**Data section:**
::::
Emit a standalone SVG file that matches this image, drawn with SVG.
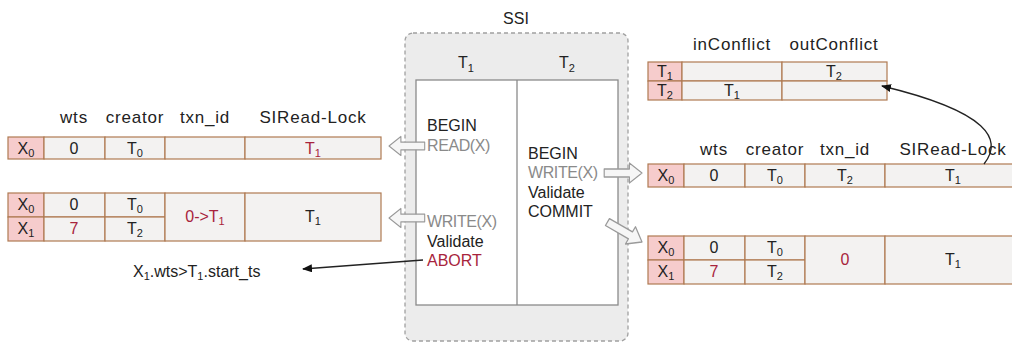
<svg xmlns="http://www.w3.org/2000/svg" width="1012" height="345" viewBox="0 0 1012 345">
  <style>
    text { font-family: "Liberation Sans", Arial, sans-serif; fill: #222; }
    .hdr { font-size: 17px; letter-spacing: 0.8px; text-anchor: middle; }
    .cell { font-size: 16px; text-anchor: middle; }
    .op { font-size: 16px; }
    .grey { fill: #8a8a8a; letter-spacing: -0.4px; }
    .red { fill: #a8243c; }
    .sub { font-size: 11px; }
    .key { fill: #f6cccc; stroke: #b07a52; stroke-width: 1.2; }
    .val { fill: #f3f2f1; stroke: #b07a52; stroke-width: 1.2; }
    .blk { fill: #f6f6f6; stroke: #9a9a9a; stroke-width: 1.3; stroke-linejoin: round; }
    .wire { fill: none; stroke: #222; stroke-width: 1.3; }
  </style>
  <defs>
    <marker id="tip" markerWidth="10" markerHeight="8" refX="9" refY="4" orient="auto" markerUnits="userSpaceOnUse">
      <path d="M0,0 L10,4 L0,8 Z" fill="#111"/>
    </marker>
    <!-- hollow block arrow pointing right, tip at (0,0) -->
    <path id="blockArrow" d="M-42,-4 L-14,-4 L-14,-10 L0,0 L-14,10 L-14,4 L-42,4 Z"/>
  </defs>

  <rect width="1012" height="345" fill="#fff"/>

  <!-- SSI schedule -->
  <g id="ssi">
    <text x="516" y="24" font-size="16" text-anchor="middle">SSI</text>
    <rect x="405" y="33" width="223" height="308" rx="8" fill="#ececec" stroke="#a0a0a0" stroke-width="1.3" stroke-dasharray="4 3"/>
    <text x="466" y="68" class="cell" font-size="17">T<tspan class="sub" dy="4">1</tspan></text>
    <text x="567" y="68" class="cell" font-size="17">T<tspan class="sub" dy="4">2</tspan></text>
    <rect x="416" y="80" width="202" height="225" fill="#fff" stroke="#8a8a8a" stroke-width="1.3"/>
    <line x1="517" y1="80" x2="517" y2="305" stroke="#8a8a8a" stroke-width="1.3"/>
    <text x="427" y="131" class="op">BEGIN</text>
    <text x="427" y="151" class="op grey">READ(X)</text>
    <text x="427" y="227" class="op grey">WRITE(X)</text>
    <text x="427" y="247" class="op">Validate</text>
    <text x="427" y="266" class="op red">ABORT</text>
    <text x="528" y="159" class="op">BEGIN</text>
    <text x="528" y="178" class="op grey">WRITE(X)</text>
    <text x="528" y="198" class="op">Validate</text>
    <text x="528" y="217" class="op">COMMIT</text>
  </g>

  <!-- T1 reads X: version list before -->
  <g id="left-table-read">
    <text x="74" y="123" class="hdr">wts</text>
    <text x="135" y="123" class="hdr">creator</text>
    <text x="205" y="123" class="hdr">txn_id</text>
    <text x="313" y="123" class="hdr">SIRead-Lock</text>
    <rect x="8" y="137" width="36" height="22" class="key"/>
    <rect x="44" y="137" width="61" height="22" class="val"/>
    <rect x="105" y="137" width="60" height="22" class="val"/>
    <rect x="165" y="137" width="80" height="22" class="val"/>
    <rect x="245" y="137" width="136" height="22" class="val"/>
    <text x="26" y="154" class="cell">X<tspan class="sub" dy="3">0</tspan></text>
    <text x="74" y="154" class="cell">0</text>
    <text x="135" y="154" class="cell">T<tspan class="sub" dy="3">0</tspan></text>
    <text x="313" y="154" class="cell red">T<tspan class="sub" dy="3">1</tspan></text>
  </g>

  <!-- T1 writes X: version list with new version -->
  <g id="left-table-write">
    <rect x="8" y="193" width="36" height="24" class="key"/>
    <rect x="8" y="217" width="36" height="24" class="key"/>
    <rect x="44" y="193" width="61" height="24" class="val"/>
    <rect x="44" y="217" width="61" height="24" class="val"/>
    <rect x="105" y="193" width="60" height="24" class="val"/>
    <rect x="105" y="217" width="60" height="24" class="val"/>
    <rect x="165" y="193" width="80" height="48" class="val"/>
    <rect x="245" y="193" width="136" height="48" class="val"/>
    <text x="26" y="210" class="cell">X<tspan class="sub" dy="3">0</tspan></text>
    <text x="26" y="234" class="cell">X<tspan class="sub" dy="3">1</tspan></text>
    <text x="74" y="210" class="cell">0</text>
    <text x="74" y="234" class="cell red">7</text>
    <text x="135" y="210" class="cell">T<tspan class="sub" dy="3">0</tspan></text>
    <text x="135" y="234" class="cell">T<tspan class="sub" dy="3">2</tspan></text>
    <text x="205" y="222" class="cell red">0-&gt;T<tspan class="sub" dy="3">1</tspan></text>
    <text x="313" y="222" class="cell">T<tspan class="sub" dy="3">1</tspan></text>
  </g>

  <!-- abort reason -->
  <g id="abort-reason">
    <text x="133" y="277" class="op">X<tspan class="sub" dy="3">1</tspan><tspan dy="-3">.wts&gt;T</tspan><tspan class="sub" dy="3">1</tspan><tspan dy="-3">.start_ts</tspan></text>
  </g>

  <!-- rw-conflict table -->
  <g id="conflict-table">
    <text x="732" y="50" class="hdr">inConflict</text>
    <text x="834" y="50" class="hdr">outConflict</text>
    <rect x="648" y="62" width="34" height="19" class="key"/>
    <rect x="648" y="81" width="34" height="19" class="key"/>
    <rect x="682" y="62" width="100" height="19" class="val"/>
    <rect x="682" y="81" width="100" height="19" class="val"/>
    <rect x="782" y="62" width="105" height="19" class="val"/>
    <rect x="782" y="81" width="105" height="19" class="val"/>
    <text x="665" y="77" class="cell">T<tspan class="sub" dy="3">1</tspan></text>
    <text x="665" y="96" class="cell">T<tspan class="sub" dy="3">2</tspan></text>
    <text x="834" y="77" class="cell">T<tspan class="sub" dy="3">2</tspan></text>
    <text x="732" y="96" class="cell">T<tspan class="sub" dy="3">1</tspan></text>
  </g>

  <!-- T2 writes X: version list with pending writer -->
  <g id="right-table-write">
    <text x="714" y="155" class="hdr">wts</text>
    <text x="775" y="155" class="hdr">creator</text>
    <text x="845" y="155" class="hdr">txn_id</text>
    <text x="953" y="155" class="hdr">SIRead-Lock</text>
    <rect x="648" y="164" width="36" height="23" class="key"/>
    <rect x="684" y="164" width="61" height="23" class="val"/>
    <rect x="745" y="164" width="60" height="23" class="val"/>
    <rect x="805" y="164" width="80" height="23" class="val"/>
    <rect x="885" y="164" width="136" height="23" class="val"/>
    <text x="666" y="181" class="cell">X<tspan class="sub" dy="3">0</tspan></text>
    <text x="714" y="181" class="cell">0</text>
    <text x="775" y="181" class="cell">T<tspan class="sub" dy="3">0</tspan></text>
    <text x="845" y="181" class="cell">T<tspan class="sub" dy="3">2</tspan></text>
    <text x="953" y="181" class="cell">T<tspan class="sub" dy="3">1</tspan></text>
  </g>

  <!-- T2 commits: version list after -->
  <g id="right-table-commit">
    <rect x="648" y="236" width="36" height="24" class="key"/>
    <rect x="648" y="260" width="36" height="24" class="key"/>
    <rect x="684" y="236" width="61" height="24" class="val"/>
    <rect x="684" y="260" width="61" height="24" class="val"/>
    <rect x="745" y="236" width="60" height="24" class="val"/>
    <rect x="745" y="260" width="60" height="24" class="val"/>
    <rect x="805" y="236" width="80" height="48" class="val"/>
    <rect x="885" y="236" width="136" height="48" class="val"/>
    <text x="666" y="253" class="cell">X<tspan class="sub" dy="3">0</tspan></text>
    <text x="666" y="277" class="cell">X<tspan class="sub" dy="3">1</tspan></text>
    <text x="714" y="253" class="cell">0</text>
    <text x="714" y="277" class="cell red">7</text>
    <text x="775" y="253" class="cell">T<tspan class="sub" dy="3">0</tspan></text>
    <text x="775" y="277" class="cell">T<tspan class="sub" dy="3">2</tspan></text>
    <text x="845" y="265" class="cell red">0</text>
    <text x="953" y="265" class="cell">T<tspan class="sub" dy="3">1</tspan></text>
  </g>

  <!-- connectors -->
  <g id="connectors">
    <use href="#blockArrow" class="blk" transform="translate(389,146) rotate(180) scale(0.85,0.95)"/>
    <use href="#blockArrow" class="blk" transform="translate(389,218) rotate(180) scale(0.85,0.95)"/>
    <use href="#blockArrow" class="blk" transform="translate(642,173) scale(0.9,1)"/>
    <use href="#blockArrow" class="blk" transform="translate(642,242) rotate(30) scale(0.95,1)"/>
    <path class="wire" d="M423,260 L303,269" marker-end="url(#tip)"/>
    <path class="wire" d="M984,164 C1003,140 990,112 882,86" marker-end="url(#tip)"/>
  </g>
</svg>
::::
**What you will do:**
Return all lines containing "with".

**Answer for this exercise:**
Emit a standalone SVG file that matches this image, drawn with SVG.
  <!-- T1 writes X: version list with new version -->
  <!-- T2 writes X: version list with pending writer -->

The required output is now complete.